In Taichi kernels, for-loops in the outermost scope is automatically parallelized.
However, there are some implementation details about how it is parallelized.
Taichi provides some API to modify these parameters. This allows advanced users to manually fine-tune the performance.
For example, specifying a suitable ti.block_dim
could yield an almost 3x performance boost in examples/mpm3d.py.
Note
For performance profiling utilities, see :ref:`profiler`.
GPUs have a thread hierarchy.
From small to large, the computation units are: iteration < thread < block < grid.
- iteration:
Iteration is the body of a for-loop.
Each iteration corresponding to a specific
i
value in for-loop. - thread: Iterations are grouped into threads. Threads are the minimal unit that is parallelized. All iterations within a thread are executed in serial. We usually use 1 iteration per thread for maximizing parallel performance.
- block: Threads are grouped into blocks. All threads within a block are executed in parallel. Threads within the same block can share their block local storage.
- grid: Blocks are grouped into grids. Grid is the minimal unit that being launched from host. All blocks within a grid are executed in parallel. In Taichi, each parallelized for-loop is a grid.

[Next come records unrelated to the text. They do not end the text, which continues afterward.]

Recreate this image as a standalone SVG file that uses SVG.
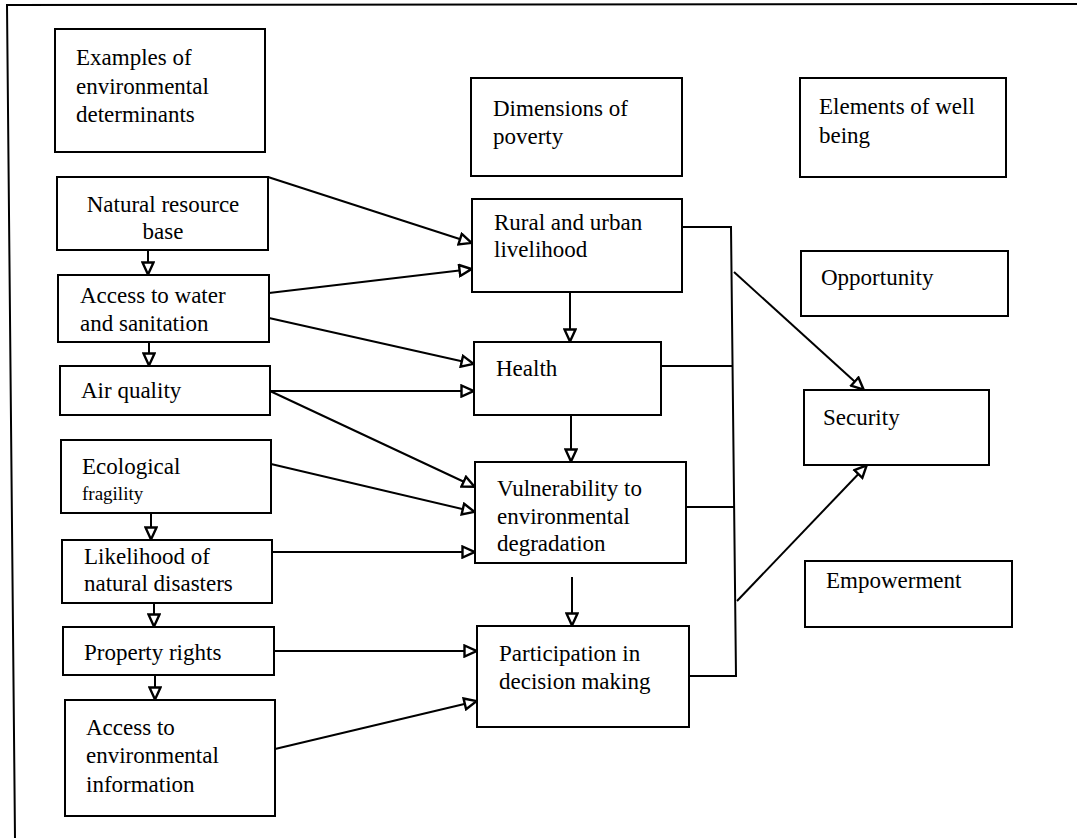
<svg xmlns="http://www.w3.org/2000/svg" width="1077" height="838" viewBox="0 0 1077 838">
  <style>
    .box { fill: #ffffff; stroke: #000000; stroke-width: 2; }
    .lbl { font-family: "Liberation Serif", "Times New Roman", serif; font-size: 23px; fill: #000000; }
    .sm { font-size: 19px; }
    .ln { fill: none; stroke: #000000; stroke-width: 2; }
    .arr { fill: none; stroke: #000000; stroke-width: 2; marker-end: url(#tri); }
    .frame { fill: none; stroke: #000000; stroke-width: 2; }
  </style>
  <defs>
    <!-- open triangular arrowhead -->
    <marker id="tri" viewBox="0 0 15 14" refX="14" refY="7" markerWidth="15" markerHeight="14" markerUnits="userSpaceOnUse" orient="auto">
      <path d="M1.5,1.5 L13.5,7 L1.5,12.5 Z" fill="#ffffff" stroke="#000000" stroke-width="2.4" stroke-linejoin="miter"/>
    </marker>
  </defs>
  <rect width="1077" height="838" fill="#ffffff"/>

  <!-- page frame (top and left edges only) -->
  <path class="frame" d="M6,5 L1077,4 M7,5 L15,838"/>

  <!-- connectors -->
  <g id="connectors">
    <!-- determinants to dimensions -->
    <path class="arr" d="M268,177 L472,243"/>
    <path class="arr" d="M269,293 L472,269"/>
    <path class="arr" d="M269,318 L474,364"/>
    <path class="arr" d="M270,391 L474,391"/>
    <path class="arr" d="M270,391 L475,487"/>
    <path class="arr" d="M271,464 L475,512"/>
    <path class="arr" d="M272,552 L475,552"/>
    <path class="arr" d="M274,651 L477,651"/>
    <path class="arr" d="M275,749 L477,701"/>
    <!-- chain within determinants -->
    <path class="arr" d="M148,250 L148,275"/>
    <path class="arr" d="M149,342 L149,366"/>
    <path class="arr" d="M151,513 L151,540"/>
    <path class="arr" d="M154,603 L154,627"/>
    <path class="arr" d="M155,675 L155,700"/>
    <!-- chain within dimensions -->
    <path class="arr" d="M570,292 L570,342"/>
    <path class="arr" d="M571,415 L571,462"/>
    <path class="arr" d="M572,577 L572,626"/>
    <!-- collector bus -->
    <path class="ln" d="M682,227 L731,227 L736,676 L689,676"/>
    <path class="ln" d="M661,366 L733,366"/>
    <path class="ln" d="M686,507 L734,507"/>
    <!-- bus to security -->
    <path class="arr" d="M734,272 L864,390"/>
    <path class="arr" d="M737,601 L867,465"/>
  </g>

  <!-- left column: environmental determinants -->
  <g id="n-examples">
    <rect class="box" x="55" y="29" width="210" height="123"/>
    <text class="lbl" x="76" y="65">Examples of</text>
    <text class="lbl" x="76" y="94">environmental</text>
    <text class="lbl" x="76" y="122">determinants</text>
  </g>
  <g id="n-natural">
    <rect class="box" x="57" y="177" width="211" height="73"/>
    <text class="lbl" x="163" y="212" text-anchor="middle">Natural resource</text>
    <text class="lbl" x="163" y="239" text-anchor="middle">base</text>
  </g>
  <g id="n-water">
    <rect class="box" x="58" y="275" width="211" height="67"/>
    <text class="lbl" x="80" y="303">Access to water</text>
    <text class="lbl" x="80" y="331">and sanitation</text>
  </g>
  <g id="n-air">
    <rect class="box" x="60" y="366" width="210" height="49"/>
    <text class="lbl" x="81" y="398">Air quality</text>
  </g>
  <g id="n-eco">
    <rect class="box" x="61" y="440" width="210" height="73"/>
    <text class="lbl" x="82" y="474">Ecological</text>
    <text class="lbl sm" x="82" y="500">fragility</text>
  </g>
  <g id="n-disasters">
    <rect class="box" x="62" y="540" width="210" height="63"/>
    <text class="lbl" x="84" y="564">Likelihood of</text>
    <text class="lbl" x="84" y="591">natural disasters</text>
  </g>
  <g id="n-property">
    <rect class="box" x="63" y="627" width="211" height="48"/>
    <text class="lbl" x="84" y="660">Property rights</text>
  </g>
  <g id="n-info">
    <rect class="box" x="65" y="700" width="210" height="116"/>
    <text class="lbl" x="86" y="735">Access to</text>
    <text class="lbl" x="86" y="763">environmental</text>
    <text class="lbl" x="86" y="792">information</text>
  </g>

  <!-- middle column: dimensions of poverty -->
  <g id="n-dimensions">
    <rect class="box" x="471" y="78" width="211" height="98"/>
    <text class="lbl" x="493" y="116">Dimensions of</text>
    <text class="lbl" x="493" y="144">poverty</text>
  </g>
  <g id="n-livelihood">
    <rect class="box" x="472" y="199" width="210" height="93"/>
    <text class="lbl" x="494" y="230">Rural and urban</text>
    <text class="lbl" x="494" y="257">livelihood</text>
  </g>
  <g id="n-health">
    <rect class="box" x="474" y="342" width="187" height="73"/>
    <text class="lbl" x="496" y="376">Health</text>
  </g>
  <g id="n-vulnerability">
    <rect class="box" x="475" y="462" width="211" height="101"/>
    <text class="lbl" x="497" y="496">Vulnerability to</text>
    <text class="lbl" x="497" y="524">environmental</text>
    <text class="lbl" x="497" y="551">degradation</text>
  </g>
  <g id="n-participation">
    <rect class="box" x="477" y="626" width="212" height="101"/>
    <text class="lbl" x="499" y="661">Participation in</text>
    <text class="lbl" x="499" y="689">decision making</text>
  </g>

  <!-- right column: elements of well being -->
  <g id="n-elements">
    <rect class="box" x="800" y="78" width="206" height="99"/>
    <text class="lbl" x="819" y="114">Elements of well</text>
    <text class="lbl" x="819" y="143">being</text>
  </g>
  <g id="n-opportunity">
    <rect class="box" x="801" y="251" width="207" height="65"/>
    <text class="lbl" x="821" y="285">Opportunity</text>
  </g>
  <g id="n-security">
    <rect class="box" x="804" y="390" width="185" height="75"/>
    <text class="lbl" x="823" y="425">Security</text>
  </g>
  <g id="n-empowerment">
    <rect class="box" x="805" y="561" width="207" height="66"/>
    <text class="lbl" x="826" y="588">Empowerment</text>
  </g>
</svg>
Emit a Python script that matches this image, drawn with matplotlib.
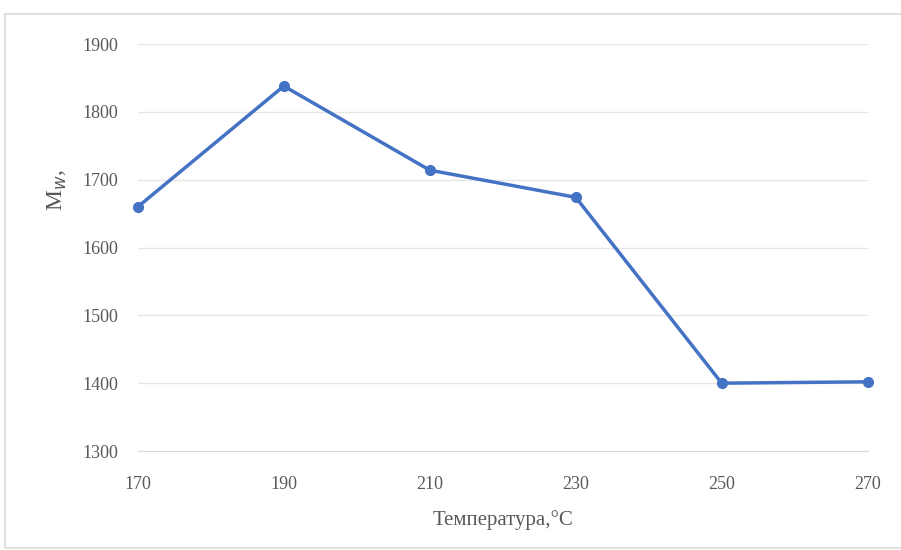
import matplotlib.pyplot as plt
from matplotlib.patches import Rectangle

temperature = [170, 190, 210, 230, 250, 270]
mw = [1660, 1838, 1714, 1674, 1400, 1402]
y_ticks = [1300, 1400, 1500, 1600, 1700, 1800, 1900]

plt.rcParams['font.family'] = ['Liberation Serif', 'DejaVu Serif']

fig = plt.figure(figsize=(9.01, 5.5), dpi=100)
fig.patches.append(Rectangle((0.005, 0.003), 1.0, 0.972, transform=fig.transFigure,
                             fill=False, edgecolor='#d9d9d9', linewidth=1.2))
ax = fig.add_axes([0.153, 0.18, 0.81, 0.74])

ax.plot(temperature, mw, color='#4472c4', linewidth=2.5, marker='o', markersize=7,
        clip_on=False, zorder=3)

ax.set_xlim(170, 270)
ax.set_ylim(1300, 1900)
ax.set_xticks(temperature)
ax.set_yticks(y_ticks)
ax.grid(axis='y', color='#e6e6e6', linewidth=1)
ax.set_axisbelow(True)
for side in ['top', 'right', 'left']:
    ax.spines[side].set_visible(False)
ax.spines['bottom'].set_color('#d9d9d9')
ax.tick_params(length=0, labelsize=13, colors='#595959')
ax.tick_params(axis='x', pad=18)
ax.tick_params(axis='y', pad=14)

ax.set_xlabel('Температура,°C', fontsize=15, color='#595959', labelpad=12)
ax.set_ylabel('M$_{w}$,', fontsize=17, color='#595959')
ax.yaxis.set_label_coords(-0.095, 0.64)

fig.savefig('out.png', dpi=100)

For more details, please see the CUDA C programming guide. The OpenGL and Metal backends follow a similar thread hierarchy.
Programmers may prepend some decorator(s) to tweak the property of a for-loop, e.g.:
@ti.kernel
def func():
for i in range(8192): # no decorator, use default settings
...
ti.block_dim(128) # change the property of next for-loop:
for i in range(8192): # will be parallelized with block_dim=128
...
for i in range(8192): # no decorator, use default settings
...
Here is a list of available decorators:
.. function:: ti.block_dim(n) :parameter n: (int) threads per block / block dimension Specify the **threads per block** of the next parallel for-loop. .. note:: The argument ``n`` must be a power-of-two for now.